Awalnya saya ingin terus-menerus bersedih hati, namun kemudian saya mulai bertanya-tanya apa yang dapat saya lakukan untuk menjadikan hari itu bermakna. Pikiran saya kembali kepada orang-orang yang saya jumpai setiap hari di subway [kereta api bawah tanah] yang padat. Sebagaimana di banyak kota besar, subway sering kali menjadi tempat berlindung bagi para pria dan wanita tunawisma yang meminta sedekah. Hati saya sering tersentuh dengan kebutuhan mereka, dan saya menyadari bahwa saya bukanlah satu-satunya orang di London yang merayakan Paskah sendirian. Menolong orang asing sepertinya menjadi cara yang baik untuk memperlihatkan rasa syukur saya bagi Paskah istimewa yang pernah saya nikmati semasa kecil.

Saya membuat beberapa kantong makan siang yang berisikan sandwich, buah, biskuit, dan minuman. Lalu saya menuju ke subway, mencari orang-orang yang kadang-kadang saya hindari. Kebanyakan benar-benar bersyukur atas makanan itu. Kepada mereka masing-masing saya berkata, “Selamat Paskah!”

Ketika masih tersisa satu kantong, saya menghampiri seorang pria yang terlihat sangat malang. Pakaiannya kotor, wajahnya penuh gurat penderitaan, dan matanya menyimpan kepedihan. Sewaktu saya menawarkan kepadanya makan siang, dia menatap saya dengan keheranan.

“Apa ini?” dia bertanya.

“Makan siang, Pak,” jawab saya.

“Terima kasih, terima kasih banyak,” ujarnya. Ekspresinya tiba-tiba berubah menjadi ekspresi bahagia dan rasa syukur. Dia meraih kantong itu dengan antusias, sambil memegangnya seolah-olah itu harta yang berharga.

“Sama-sama,” kata saya, yang tersentuh dengan kebahagiaan yang terpancar di wajahnya. “Selamat Paskah, Pak.”

“Selamat Paskah!” jawabnya.

Sewaktu saya pulang ke rumah, perkataan Raja Benyamin muncul di benak saya: “Karena lihatlah, bukankah kita semua pengemis?” (Mosia 4:19). Saya menyadari bahwa tanpa Juruselamat, kita semua akan disingkirkan, tertindas, dan ditinggalkan sendirian. Namun Juruselamat menjangkau kita dan menawarkan kepada kita sesuatu yang sangat kita inginkan: pengharapan bahwa kita dapat menjadi murni, agar kita dapat hidup lagi, dan agar kita dapat kembali kepada-Nya kelak.

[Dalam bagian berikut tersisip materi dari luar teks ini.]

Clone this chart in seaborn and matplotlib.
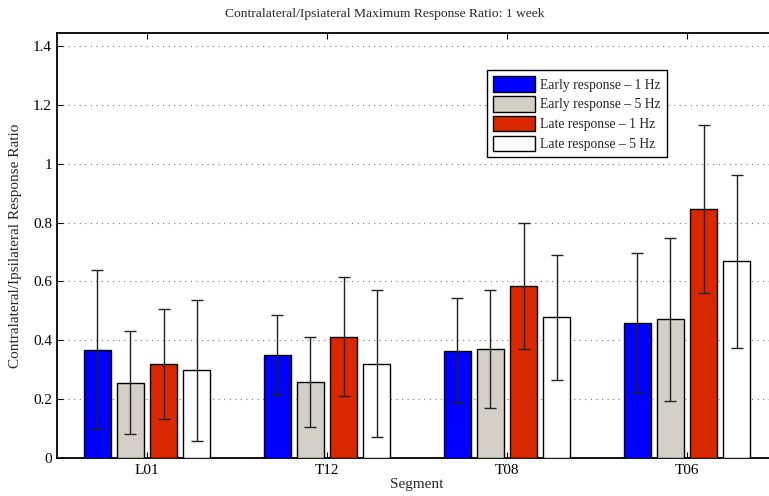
import numpy as np
import pandas as pd
import matplotlib
matplotlib.use("Agg")
import matplotlib.pyplot as plt
import seaborn as sns

segments = ["L01", "T12", "T08", "T06"]
series = ["Early response \u2013 1 Hz", "Early response \u2013 5 Hz",
          "Late response \u2013 1 Hz", "Late response \u2013 5 Hz"]
early_1hz = [0.368, 0.350, 0.365, 0.458]
early_5hz = [0.255, 0.259, 0.370, 0.471]
late_1hz = [0.320, 0.412, 0.585, 0.846]
late_5hz = [0.298, 0.320, 0.478, 0.668]
err_early_1hz = [0.270, 0.135, 0.178, 0.237]
err_early_5hz = [0.175, 0.153, 0.200, 0.276]
err_late_1hz = [0.187, 0.202, 0.215, 0.285]
err_late_5hz = [0.240, 0.250, 0.212, 0.294]
colors = ["#0000FF", "#D4D0C8", "#D92800", "#FFFFFF"]

values = [early_1hz, early_5hz, late_1hz, late_5hz]
errors = [err_early_1hz, err_early_5hz, err_late_1hz, err_late_5hz]

rows = []
for s, vals, errs in zip(series, values, errors):
    for seg, v, e in zip(segments, vals, errs):
        rows.append({"Segment": seg, "Series": s, "Value": v, "Err": e})
df = pd.DataFrame(rows)

sns.set_style("white")
plt.rcParams["font.family"] = ["Liberation Serif", "DejaVu Serif"]

fig = plt.figure(figsize=(7.69, 4.96), dpi=100)
ax = fig.add_axes([57/769, 38/496, 720/769, 425/496])

sns.barplot(data=df, x="Segment", y="Value", hue="Series", order=segments,
            hue_order=series, palette=colors, saturation=1, errorbar=None,
            width=0.74, gap=0.19, edgecolor="black", linewidth=1.0, ax=ax, zorder=3)

# error bars at the bar centres
for patch_group, errs in zip(ax.containers, errors):
    for patch, e in zip(patch_group.patches, errs):
        xc = patch.get_x() + patch.get_width() / 2
        ax.errorbar(xc, patch.get_height(), yerr=e, fmt="none", ecolor="#222222",
                    elinewidth=1.0, capsize=4, capthick=1.0, zorder=4)

ax.set_xlim(-0.5, 3.5)
ax.set_ylim(0, 1.444)
ax.set_yticks([0, 0.2, 0.4, 0.6, 0.8, 1.0, 1.2, 1.4])
ax.set_yticklabels(["0", "0.2", "0.4", "0.6", "0.8", "1", "1.2", "1.4"])
ax.yaxis.grid(True, linestyle=(0, (1, 4)), color="#777777", linewidth=0.8, zorder=0)
ax.set_axisbelow(True)
ax.tick_params(axis="both", direction="in", labelsize=11, length=4,
               top=True, bottom=True, left=True, right=False, colors="black")
ax.tick_params(axis="x", pad=4)
for side in ["left", "bottom", "top"]:
    ax.spines[side].set_visible(True)
    ax.spines[side].set_color("black")
    ax.spines[side].set_linewidth(1.3)
ax.spines["right"].set_visible(False)

ax.set_xlabel("Segment", fontsize=11, labelpad=1)
ax.set_ylabel("Contralateral/Ipsilateral Response Ratio", fontsize=11, labelpad=8)
fig.text(0.5, 1 - 14/496, "Contralateral/Ipsiateral Maximum Response Ratio: 1 week",
         ha="center", va="center", fontsize=9.7)

leg = ax.legend(loc="upper left", bbox_to_anchor=((487-57)/720, (458-70)/425),
                fontsize=9.8, frameon=True, fancybox=False, edgecolor="black",
                framealpha=1, handlelength=3.1, handleheight=1.4,
                handletextpad=0.35, borderpad=0.45, labelspacing=0.3, borderaxespad=0)
leg.get_frame().set_linewidth(1.0)

fig.savefig("out.png", dpi=100)
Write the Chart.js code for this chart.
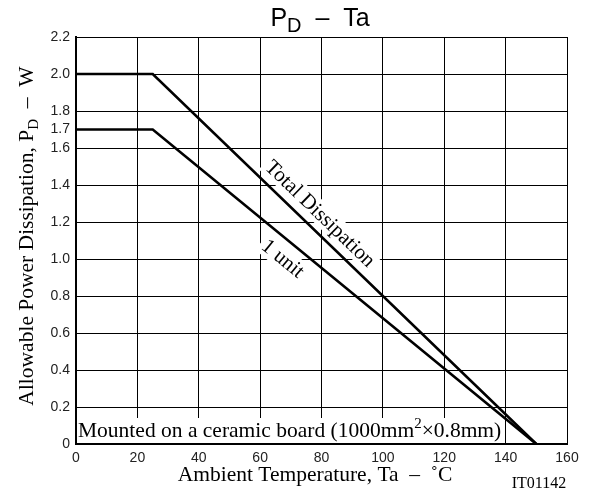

Dihadapkan pada dosa dan kematian, saya juga berdiri di hadapan Juruselamat sebagai pengemis. Dia menjangkau saya, menawarkan belas kasih. Kelak ketika saya berdiri di hadapan-Nya, wajah saya akan memancarkan rasa syukur yang dalam, yang telah saya lihat sekilas, sebagian kecil, di wajah pria yang rendah hati ini.

Berjalan kaki pulang ke rumah, saya mulai menangis. Kesepian saya sirna, tergantikan dengan sukacita dan pemahaman yang lebih dalam akan perkataan Raja Benyamin dan belas kasih Juruselamat. Saya diam-diam berterima kasih kepada Tuhan untuk karunia tak terduga pria ini bagi saya. Saya telah memberinya makan siang sederhana; dia telah mengembalikan kepada saya perjamuan Paskah yang sejati.